Aidala's expectation of design quality and professionalism pervades the 120-person Agency. As a result, the agency views successful redevelopment as meeting public needs, achieving the best design possible at the time, and staying within budget.

Follow this link for Mr. Aidala's remarks upon accepting the Thomas Jefferson Award at the 1996 Accent on Architecture Gala, January 30, 1996.

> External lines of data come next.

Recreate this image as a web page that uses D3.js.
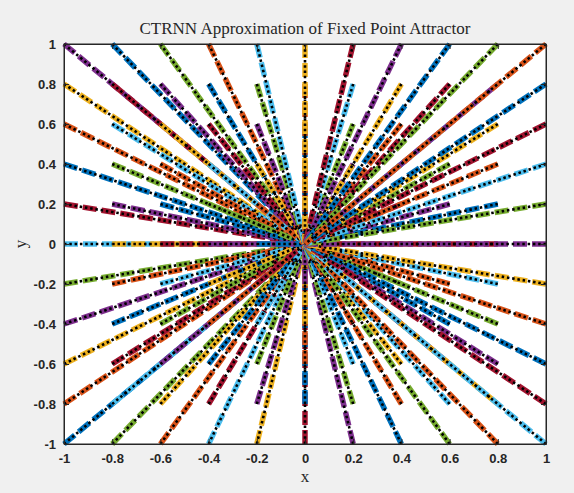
<html lang="en">
<head>
<meta charset="utf-8">
<title>CTRNN Approximation of Fixed Point Attractor</title>
<script src="https://cdn.jsdelivr.net/npm/d3@7"></script>
<style>
    body { margin: 0; background: #f0f0f0; }
    .tick text { font-family: "Liberation Sans", Arial, sans-serif; font-weight: bold; font-size: 13px; fill: #262626; }
    .axis path, .axis line { stroke: #262626; }
    .lbl { font-family: "Liberation Serif", "Times New Roman", serif; fill: #262626; }
</style>
</head>
<body>
<svg id="chart"></svg>
<script>
    // start points of the trajectories (grid over [-1,1]x[-1,1])
    var startX = [-1, -0.8, -0.6, -0.4, -0.2, 0, 0.2, 0.4, 0.6, 0.8, 1];
    var startY = [-1, -0.8, -0.6, -0.4, -0.2, 0, 0.2, 0.4, 0.6, 0.8, 1];
    // the fixed point all trajectories converge to
    var fixedPoint = [0, 0];
    var tickVals = [-1, -0.8, -0.6, -0.4, -0.2, 0, 0.2, 0.4, 0.6, 0.8, 1];
    var tickLabels = ["-1", "-0.8", "-0.6", "-0.4", "-0.2", "0", "0.2", "0.4", "0.6", "0.8", "1"];
    // matlab default color order
    var colorOrder = ["#0072BD", "#D95319", "#EDB120", "#7E2F8E", "#77AC30", "#4DBEEE", "#A2142F"];

    var W = 574, H = 493;
    var margin = {top: 44, right: 28, bottom: 49, left: 64};
    var w = W - margin.left - margin.right,
        h = H - margin.top - margin.bottom;

    var svg = d3.select("#chart").attr("width", W).attr("height", H);
    svg.append("rect").attr("width", W).attr("height", H).attr("fill", "#f0f0f0");

    var g = svg.append("g").attr("transform", "translate(" + margin.left + "," + margin.top + ")");
    g.append("rect").attr("width", w).attr("height", h).attr("fill", "#fff");

    var x = d3.scaleLinear().domain([-1, 1]).range([0, w]);
    var y = d3.scaleLinear().domain([-1, 1]).range([h, 0]);
    var fmt = function (d, i) { return tickLabels[i]; };

    var trajs = [];
    startX.forEach(function (sx) {
        startY.forEach(function (sy) {
            trajs.push([[sx, sy], fixedPoint]);
        });
    });

    var line = d3.line().x(function (d) { return x(d[0]); }).y(function (d) { return y(d[1]); });

    var lines = g.append("g");
    trajs.forEach(function (t, i) {
        lines.append("path")
            .attr("d", line(t))
            .attr("fill", "none")
            .attr("stroke", colorOrder[i % colorOrder.length])
            .attr("stroke-width", 5.5)
            .attr("stroke-dasharray", "14,5");
        lines.append("path")
            .attr("d", line(t))
            .attr("fill", "none")
            .attr("stroke", "#000")
            .attr("stroke-width", 2.6)
            .attr("stroke-dasharray", "2.5,2.8");
    });

    // axes (box on, ticks inside)
    g.append("g").attr("class", "axis")
        .attr("transform", "translate(0," + h + ")")
        .call(d3.axisBottom(x).tickValues(tickVals).tickSize(-5).tickPadding(10).tickSizeOuter(0).tickFormat(fmt))
        .selectAll("text").attr("dy", "0.71em");
    g.append("g").attr("class", "axis")
        .call(d3.axisLeft(y).tickValues(tickVals).tickSize(-5).tickPadding(8).tickSizeOuter(0).tickFormat(fmt));
    g.append("g").attr("class", "axis")
        .call(d3.axisTop(x).tickValues(tickVals).tickSize(-5).tickSizeOuter(0).tickFormat(""));
    g.append("g").attr("class", "axis")
        .attr("transform", "translate(" + w + ",0)")
        .call(d3.axisRight(y).tickValues(tickVals).tickSize(-5).tickSizeOuter(0).tickFormat(""));
    g.append("rect").attr("width", w).attr("height", h)
        .attr("fill", "none").attr("stroke", "#262626").attr("stroke-width", 1);

    svg.append("text").attr("class", "lbl")
        .attr("x", margin.left + w / 2).attr("y", 34)
        .attr("text-anchor", "middle").style("font-size", "17px")
        .text("CTRNN Approximation of Fixed Point Attractor");
    svg.append("text").attr("class", "lbl")
        .attr("x", margin.left + w / 2).attr("y", 482)
        .attr("text-anchor", "middle").style("font-size", "17px")
        .text("x");
    svg.append("text").attr("class", "lbl")
        .attr("transform", "translate(26," + (margin.top + h / 2) + ") rotate(-90)")
        .attr("text-anchor", "middle").style("font-size", "17px")
        .text("y");
</script>
</body>
</html>
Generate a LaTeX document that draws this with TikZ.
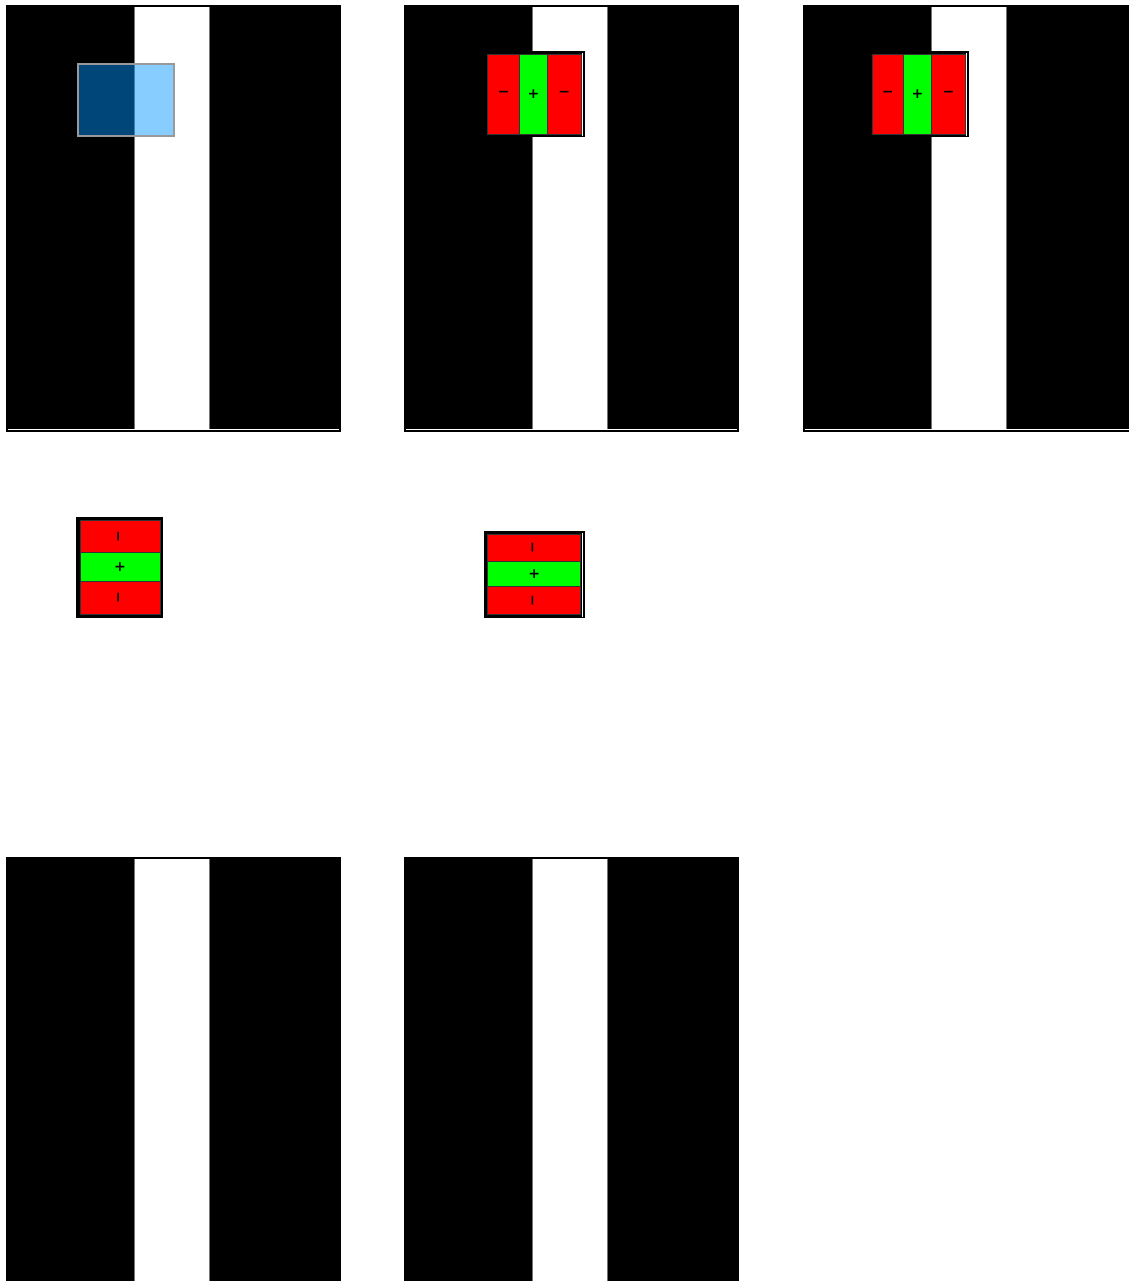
\documentclass[tikz,border=0pt]{standalone}
\usepackage{fontspec}
\newfontfamily\signfont{DejaVu Sans}
\definecolor{stimred}{RGB}{255,0,0}
\definecolor{stimgreen}{RGB}{0,255,0}
\definecolor{fieldblue}{RGB}{0,150,255}
\begin{document}
\begin{tikzpicture}[
  x=0.5pt, y=-0.5pt,
  font=\signfont\fontsize{7}{8}\selectfont\bfseries,
  sign/.style={inner sep=0pt, outer sep=0pt},
  cell/.style={draw=black!80, line width=0.5pt},
  frame/.style={fill=black},
]
\useasboundingbox (0,0) rectangle (1129,1281);
\clip (0,0) rectangle (1129,1281);
% grating panels: x0, y-top, y-bottom
\providecommand{\gratingpanel}[3]{%
  \fill[black] (#1,#2) rectangle (#1+335,#3);
  \fill[white] (#1+128,#2+2) rectangle (#1+203,#3-2);
  \draw[black!55, line width=0.5pt] (#1+128,#2+2) -- (#1+128,#3-2);
  \draw[black!55, line width=0.5pt] (#1+203,#2+2) -- (#1+203,#3-2);
}
\gratingpanel{6}{5}{431.5}
\gratingpanel{404}{5}{431.5}
\gratingpanel{803}{5}{431.5}
\foreach \x in {6,404,803} {
  \fill[white] (\x+2,429) rectangle (\x+333,430);
}
\gratingpanel{6}{857}{1300}
\gratingpanel{404}{857}{1300}
% receptive field
\draw[black!40, line width=1pt, fill=fieldblue, fill opacity=0.47]
  (77.5,63.5) rectangle (174,136);
% flanked fields, side by side: name, x0..x3, y0, y1
\providecommand{\flankH}[7]{%
  \fill[stimred, cell] (#2,#6) rectangle (#3,#7);
  \fill[stimgreen, cell] (#3,#6) rectangle (#4,#7);
  \fill[stimred, cell] (#4,#6) rectangle (#5,#7);
  \node[sign] (#1-l) at ({(#2+#3)/2},{(#6+#7)/2}) {−};
  \node[sign] (#1-c) at ({(#3+#4)/2},{(#6+#7)/2}) {+};
  \node[sign] (#1-r) at ({(#4+#5)/2},{(#6+#7)/2}) {−};
}
% flanked fields, stacked: name, x0, x1, y0..y3
\providecommand{\flankV}[7]{%
  \fill[stimred, cell] (#2,#4) rectangle (#3,#5);
  \fill[stimgreen, cell] (#2,#5) rectangle (#3,#6);
  \fill[stimred, cell] (#2,#6) rectangle (#3,#7);
  \node[sign, rotate=90] (#1-t) at ({(#2+#3)/2},{(#4+#5)/2}) {−};
  \node[sign] (#1-c) at ({(#2+#3)/2},{(#5+#6)/2}) {+};
  \node[sign, rotate=90] (#1-b) at ({(#2+#3)/2},{(#6+#7)/2}) {−};
}
% top row
\fill[frame] (485,51) rectangle (584.5,137);
\fill[white] (582,53) rectangle (583,136);
\flankH{hA}{487.5}{519.5}{547.5}{581}{54}{134}
\fill[frame] (869.5,51) rectangle (968.5,137);
\fill[white] (966.2,53) rectangle (967.2,136);
\flankH{hB}{872}{903.5}{931.5}{965.5}{54}{134}
% middle row
\fill[frame] (76,517) rectangle (163,618);
\flankV{vA}{80}{160}{520}{552.7}{581.3}{614.3}
\fill[frame] (484,531) rectangle (585,618);
\fill[white] (582,533) rectangle (583,617);
\flankV{vB}{487.7}{580.7}{534}{561.3}{586.3}{614.7}
\end{tikzpicture}
\end{document}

Judge Woodlock is an eloquent national spokesperson and advocate for architectural excellence in public building and, in particular, for the new federal courts expansion program taking place throughout the country. In carrying the message of design excellence in public architecture to a broader audience, Judge Woodlock has led an ongoing series of seminars over the past five years for judges, court officers, and personnel. The seminars inform judicial officers about the process and substance of designing courthouses and the importance of the highest quality of design for civic buildings. Judge Woodlock has a strong scholarly interest in architecture and the symbolism of the courts and regularly lectures at the Harvard Graduate School of Design. He has also developed a definitive, annotated bibliography on courthouse design.

"Judge Woodlock has, with extraordinary devotion, inspired and guided the making of fine architecture for the courthouses of the future," said the jury.

The 1996 Thomas Jefferson Award for Public Architecture jury was chaired by Michael McKinnell, FAIA, of Kallmann, McKinnell & Wood, Boston.